Enfin j’étais à Auch à la gare où personne ne m’attendait, il faisait nuit. Que faire avec mes trois petits ? J’ai décidé de prendre un taxi qui m’amènerait chez Jean. Il m’accueillerait certainement étant donné les circonstances. Bien qu’il soit tard, il y avait encore un taxi qui attendait des voyageurs. Me voilà donc partie dans un taxi inconnu pour aller à 30 km de là en pleine nuit alors que depuis 8 ans je ne connaissais que le couvre feu, les attentats, les viols. J’espérais que le taxi m’amenait dans la bonne direction. Il fallait que je lui fasse confiance. De toute façon en montant dans son taxi je n’avais plus de choix, j’étais embarquée dans la nuit, incapable d’agir si j’en ressentais le besoin.

La terreur me serrait le cœur. Le taxi m’a amené à bon port, il m’a laissée descendre devant l’entrée de la cour de ferme et il est reparti dès que je lui ai payé mon passage.
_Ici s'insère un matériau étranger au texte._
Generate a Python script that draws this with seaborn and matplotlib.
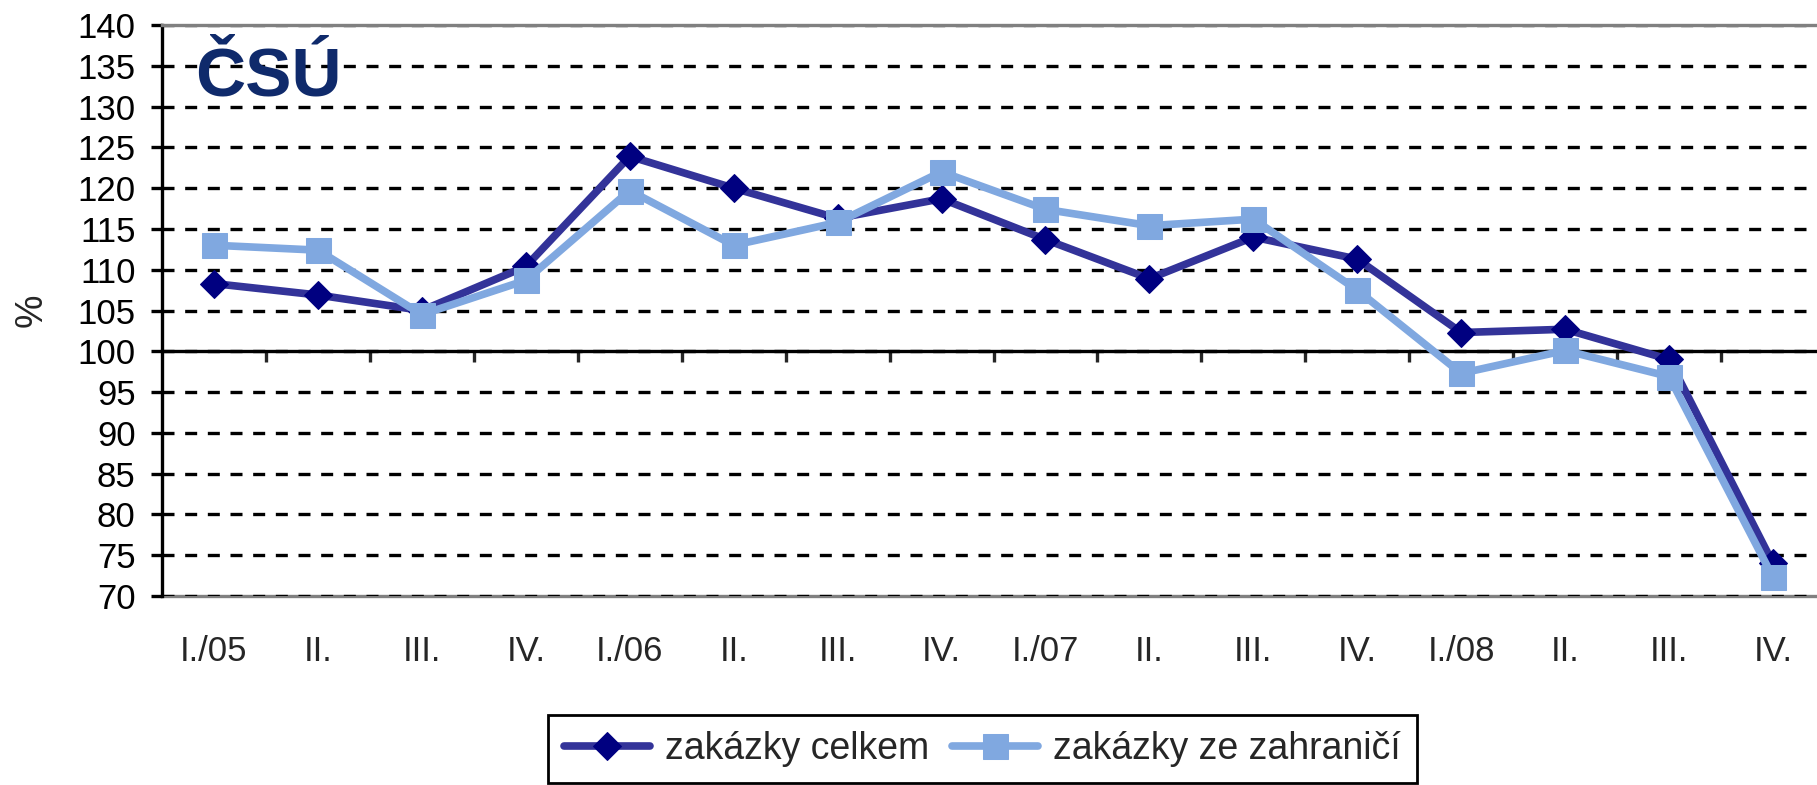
import numpy as np
import pandas as pd
import matplotlib
matplotlib.use('Agg')
import matplotlib.pyplot as plt
import seaborn as sns

# quarterly values (%)
kvartaly = ['I./05', 'II.', 'III.', 'IV.', 'I./06', 'II.', 'III.', 'IV.',
            'I./07', 'II.', 'III.', 'IV.', 'I./08', 'II.', 'III.', 'IV.']
celkem = [108.3, 106.9, 105.0, 110.4, 123.9, 120.0, 116.3, 118.7,
          113.7, 108.9, 114.0, 111.3, 102.3, 102.7, 99.0, 74.0]
zahranici = [113.0, 112.4, 104.5, 108.7, 119.7, 113.0, 115.8, 122.0,
             117.4, 115.4, 116.2, 107.5, 97.3, 100.1, 96.9, 72.3]
y_ticks = list(range(70, 141, 5))

sns.set_style('white')
plt.rcParams['font.family'] = ['Liberation Sans', 'DejaVu Sans']
plt.rcParams['font.size'] = 25

pos = np.arange(len(kvartaly))
df = pd.DataFrame({'poz': pos, 'celkem': celkem, 'zahranici': zahranici})

fig = plt.figure(figsize=(18.17, 7.85), dpi=100)
ax = fig.add_axes([162 / 1817, 1 - 596 / 785, (1825 - 162) / 1817, (596 - 25) / 785])

sns.lineplot(data=df, x='poz', y='celkem', ax=ax, color='#333399', lw=5.5,
             marker='D', markersize=14, markerfacecolor='#000080',
             markeredgecolor='#000080', label='zakázky celkem', zorder=3)
sns.lineplot(data=df, x='poz', y='zahranici', ax=ax, color='#80A8E0', lw=5.5,
             marker='s', markersize=18, markerfacecolor='#80A8E0',
             markeredgecolor='#80A8E0', label='zakázky ze zahraničí', zorder=4)

ax.set_xlim(-0.5, len(kvartaly) - 0.5)
ax.set_ylim(70, 140)
ax.set_yticks(y_ticks)
ax.grid(axis='y', color='black', linestyle=(0, (3.6, 3.2)), lw=2.4)
ax.grid(axis='x', visible=False)
ax.set_axisbelow(True)

# x axis line crosses at 100 with ticks between quarters
ax.spines['bottom'].set_position(('data', 100))
ax.spines['bottom'].set_color('black')
ax.spines['bottom'].set_linewidth(2.4)
ax.set_xticks(np.arange(0.5, len(kvartaly) - 0.5, 1))
ax.tick_params(axis='x', direction='out', length=8, width=2.4, labelbottom=False,
               bottom=True)
ax.spines['left'].set_color('black')
ax.spines['left'].set_linewidth(2.4)
ax.spines['top'].set_color('#808080')
ax.spines['top'].set_linewidth(2.4)
ax.spines['right'].set_visible(False)
ax.tick_params(axis='y', direction='out', length=8, width=2.4, pad=11, left=True,
               colors='black')

# quarter labels below the plot area
sec = ax.secondary_xaxis(0)
sec.set_xticks(pos, labels=kvartaly)
sec.tick_params(length=0, pad=28)
sec.spines['bottom'].set_color('#808080')
sec.spines['bottom'].set_linewidth(2.4)

ax.set_xlabel('')
ax.set_ylabel('%', fontsize=27)
ax.yaxis.set_label_coords((50 - 162) / 1663, 0.5)

# logo
fig.text(268 / 1817, 1 - 95 / 785, 'ČSÚ', ha='center', va='baseline',
         fontsize=50, fontweight='bold', color='#0f2a6b')

ax.get_legend().remove()
handles, labels = ax.get_legend_handles_labels()
leg = fig.legend(handles, labels, loc='upper left',
                 bbox_to_anchor=(548 / 1817, 1 - 715 / 785),
                 bbox_transform=fig.transFigure, ncol=2, fancybox=False,
                 framealpha=1, edgecolor='black', borderpad=0.42,
                 handlelength=2.3, handletextpad=0.4, columnspacing=0.6,
                 borderaxespad=0, fontsize=27)
leg.get_frame().set_linewidth(2)

plt.savefig('out.png', dpi=100)
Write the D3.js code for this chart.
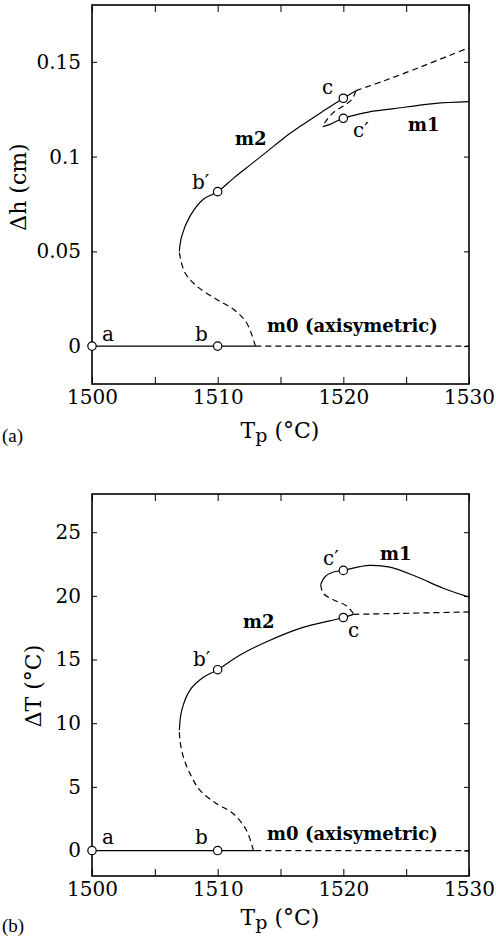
<!DOCTYPE html>
<html>
<head>
<meta charset="utf-8">
<script src="https://cdn.jsdelivr.net/npm/d3@7"></script>
<style>
  body { margin: 0; background: #fff; }
  svg { display: block; }
</style>
</head>
<body>
<div id="chart"></div>
<script>
// x values shared by both panels
const tpDomain = [1500, 1530];
const tpTicks = [1500, 1510, 1520, 1530];
const tpMinorTicks = [1500, 1505, 1510, 1515, 1520, 1525, 1530];

// panel (a): delta h (cm)
const dhDomain = [-0.02, 0.18];
const dhTicks = [0, 0.05, 0.1, 0.15];
const m0SolidA = [[1500, 0], [1513, 0]];
const m0DashA = [[1513, 0], [1530, 0]];
const m2DashA = [[1513.0, 0], [1512.3, 0.0123], [1511.25, 0.0194], [1509.9, 0.0247], [1508.33, 0.0317], [1507.4, 0.0387], [1507.0, 0.0475], [1506.95, 0.050]];
const m2SolidA = [[1506.95, 0.050], [1507.14, 0.058], [1507.8, 0.0686], [1508.86, 0.0775], [1510, 0.0815], [1511.25, 0.0885], [1512.57, 0.0955], [1513.9, 0.1025], [1515.3, 0.110], [1516.8, 0.117], [1518.4, 0.124], [1520, 0.1308], [1521.0, 0.1348]];
const m2DashEndA = [[1521.0, 0.1348], [1523.2, 0.1399], [1525.84, 0.1465], [1528.5, 0.1535], [1530, 0.1575]];
const m1DashA = [[1521.0, 0.1346], [1520.66, 0.130], [1520.0, 0.1267], [1519.2, 0.1232], [1518.54, 0.118], [1518.36, 0.1158]];
const m1SolidA = [[1518.36, 0.1158], [1518.94, 0.117], [1519.6, 0.1192], [1520, 0.1202], [1520.5, 0.1212], [1522, 0.1235], [1524, 0.1253], [1527.2, 0.128], [1530, 0.129]];
const pointsA = [[1500, 0], [1510, 0], [1510, 0.0815], [1520, 0.1308], [1520, 0.1202]];
const labelsA = [
  ["a", 1500.8, 0.0025, false], ["b", 1508.2, 0.0025, false], ["b\u2032", 1507.96, 0.0827, false],
  ["c", 1518.3, 0.1329, false], ["c\u2032", 1520.77, 0.1102, false],
  ["m2", 1511.38, 0.106, true], ["m1", 1525.15, 0.1134, true], ["m0 (axisymetric)", 1513.93, 0.0072, true]
];

// panel (b): delta T (degC)
const dtDomain = [-2, 28];
const dtTicks = [0, 5, 10, 15, 20, 25];
const m0SolidB = [[1500, 0], [1513, 0]];
const m0DashB = [[1513, 0], [1530, 0]];
const m2DashB = [[1512.84, 0], [1512.3, 1.57], [1511.25, 2.89], [1509.92, 3.68], [1508.6, 4.72], [1507.8, 6.04], [1507.27, 7.35], [1507.0, 8.66], [1506.95, 9.45]];
const m2SolidB = [[1506.95, 9.45], [1507.14, 11.0], [1507.8, 12.6], [1508.86, 13.6], [1510, 14.2], [1511.78, 15.35], [1513.9, 16.4], [1516.55, 17.45], [1520, 18.3], [1520.8, 18.55]];
const m2DashEndB = [[1520.8, 18.55], [1524.5, 18.62], [1530, 18.74]];
const m1DashB = [[1520.8, 18.6], [1520.27, 19.2], [1519.2, 19.7], [1518.4, 20.2], [1518.2, 20.9]];
const m1SolidB = [[1518.2, 20.9], [1518.54, 21.5], [1519.2, 21.87], [1520, 22.0], [1521.33, 22.3], [1522.1, 22.4], [1523.7, 22.26], [1525.84, 21.5], [1527.95, 20.6], [1530, 19.9]];
const pointsB = [[1500, 0], [1510, 0], [1510, 14.2], [1520, 18.3], [1520, 22.0]];
const labelsB = [
  ["a", 1500.8, 0.55, false], ["b", 1508.2, 0.55, false], ["b\u2032", 1508.04, 14.5, false],
  ["c\u2032", 1518.38, 22.44, false], ["c", 1520.37, 16.77, false],
  ["m2", 1512.02, 17.48, true], ["m1", 1522.92, 22.83, true], ["m0 (axisymetric)", 1513.93, 0.79, true]
];

const W = 496, H = 938;
const serif = "'DejaVu Serif', serif";

const svg = d3.select("#chart").append("svg")
  .attr("width", W).attr("height", H)
  .style("background", "#fff");

function drawPanel(cfg) {
  const x = d3.scaleLinear().domain(tpDomain).range([92, 469]);
  const y = d3.scaleLinear().domain(cfg.domain).range([cfg.bottom, cfg.top]);
  const g = svg.append("g");

  const line = d3.line()
    .x(d => x(d[0])).y(d => y(d[1]))
    .curve(d3.curveCatmullRom.alpha(0.5));

  // axes, ticks inward
  const ax = (axis, tr) => {
    const a = g.append("g").attr("transform", tr).call(axis);
    a.select(".domain").remove();
    a.selectAll("line").attr("stroke", "#000").attr("stroke-width", 1);
    a.selectAll("text").attr("font-family", serif).attr("font-size", 20).attr("fill", "#000");
    return a;
  };
  ax(d3.axisBottom(x).tickValues(tpMinorTicks).tickSize(-7).tickPadding(6)
      .tickFormat(d => tpTicks.includes(d) ? d : ""), `translate(0,${cfg.bottom})`);
  ax(d3.axisTop(x).tickValues(tpMinorTicks).tickSize(-7).tickFormat(""), `translate(0,${cfg.top})`);
  ax(d3.axisLeft(y).tickValues(cfg.ticks).tickSize(-5).tickPadding(11).tickFormat(cfg.fmt), `translate(92,0)`);
  ax(d3.axisRight(y).tickValues(cfg.ticks).tickSize(-5).tickFormat(""), `translate(469,0)`);

  g.append("rect")
    .attr("x", 92).attr("y", cfg.top)
    .attr("width", 469 - 92).attr("height", cfg.bottom - cfg.top)
    .attr("fill", "none").attr("stroke", "#000").attr("stroke-width", 1.6);

  // curves
  cfg.solid.forEach(s => g.append("path").attr("d", line(s))
    .attr("fill", "none").attr("stroke", "#000").attr("stroke-width", 1.2));
  cfg.dashed.forEach(s => g.append("path").attr("d", line(s))
    .attr("fill", "none").attr("stroke", "#000").attr("stroke-width", 1.2)
    .attr("stroke-dasharray", "6,4"));

  // marked points
  g.selectAll("circle.pt").data(cfg.points).join("circle")
    .attr("cx", d => x(d[0])).attr("cy", d => y(d[1])).attr("r", 4.2)
    .attr("fill", "#fff").attr("stroke", "#000").attr("stroke-width", 1.2);

  // annotations
  g.selectAll("text.lab").data(cfg.labels).join("text")
    .attr("x", d => x(d[1])).attr("y", d => y(d[2]))
    .attr("font-family", serif)
    .attr("font-size", d => d[3] ? 18 : 20)
    .attr("font-weight", d => d[3] ? "bold" : "normal")
    .text(d => d[0]);

  // axis titles
  const xt = g.append("text")
    .attr("x", 280).attr("y", cfg.xTitleY)
    .attr("text-anchor", "middle")
    .attr("font-family", serif).attr("font-size", 22);
  xt.append("tspan").text("T");
  xt.append("tspan").attr("dy", 4).attr("font-size", 19).text("p");
  xt.append("tspan").attr("dy", -4).text(" (\u00B0C)");

  g.append("text")
    .attr("transform", `translate(${cfg.yTitleX},${cfg.yTitleY}) rotate(-90)`)
    .attr("text-anchor", "middle")
    .attr("font-family", serif).attr("font-size", 22)
    .text(cfg.yTitle);

  g.append("text")
    .attr("x", 2).attr("y", cfg.tagY)
    .attr("font-family", "'Liberation Serif', serif").attr("font-size", 19)
    .text(cfg.tag);
}

drawPanel({
  top: 5, bottom: 384, domain: dhDomain, ticks: dhTicks,
  fmt: d => d === 0 ? "0" : String(d),
  solid: [m0SolidA, m2SolidA, m1SolidA],
  dashed: [m0DashA, m2DashA, m2DashEndA, m1DashA],
  points: pointsA, labels: labelsA,
  xTitleY: 438, yTitleX: 26, yTitleY: 187, yTitle: "\u0394h (cm)",
  tag: "(a)", tagY: 442
});

drawPanel({
  top: 494, bottom: 876, domain: dtDomain, ticks: dtTicks,
  fmt: d => String(d),
  solid: [m0SolidB, m2SolidB, m1SolidB],
  dashed: [m0DashB, m2DashB, m2DashEndB, m1DashB],
  points: pointsB, labels: labelsB,
  xTitleY: 925, yTitleX: 41, yTitleY: 686, yTitle: "\u0394T (\u00B0C)",
  tag: "(b)", tagY: 932
});
</script>
</body>
</html>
Reprendre les deux valises, attacher Nathalie à mon poignet comme un petit chien, dire à Pierre-Jean de reprendre la main de son frère et ma petite valise si importante, entrer dans la cour de la ferme, chercher une lumière pour me diriger, non, la nuit noire. Dans cette ferme il n’y avait personne, Jean n’était pas là. Heureusement je me souvenais de l’endroit où habitait le régisseur. Sa femme et lui ont bien voulu m’accueillir et me faire entrer chez Jean où je me suis installée et où Jean m’a trouvée le lendemain matin en rentrant chez lui.

C’est pour moi la pire aventure qui m’est arrivée, qui ma blessée si profondément que je ne peux pas m’en guérir. J’ai été un objet trimballé, bousculé par les circonstances, terrorisée pour moi et mes enfants, agressée sans comprendre pourquoi et littéralement jetée sur le bord du chemin en pleine nuit dans un monde hostile, secourue in extremis par un couple de gens qui me connaissait. Enfin quelque chose de connu et peut être un peu de répit. Il y aura bientôt 60 ans de cela. Les sentiments d’angoisse de peur d’incompréhension de désarroi de solitude sont toujours présents.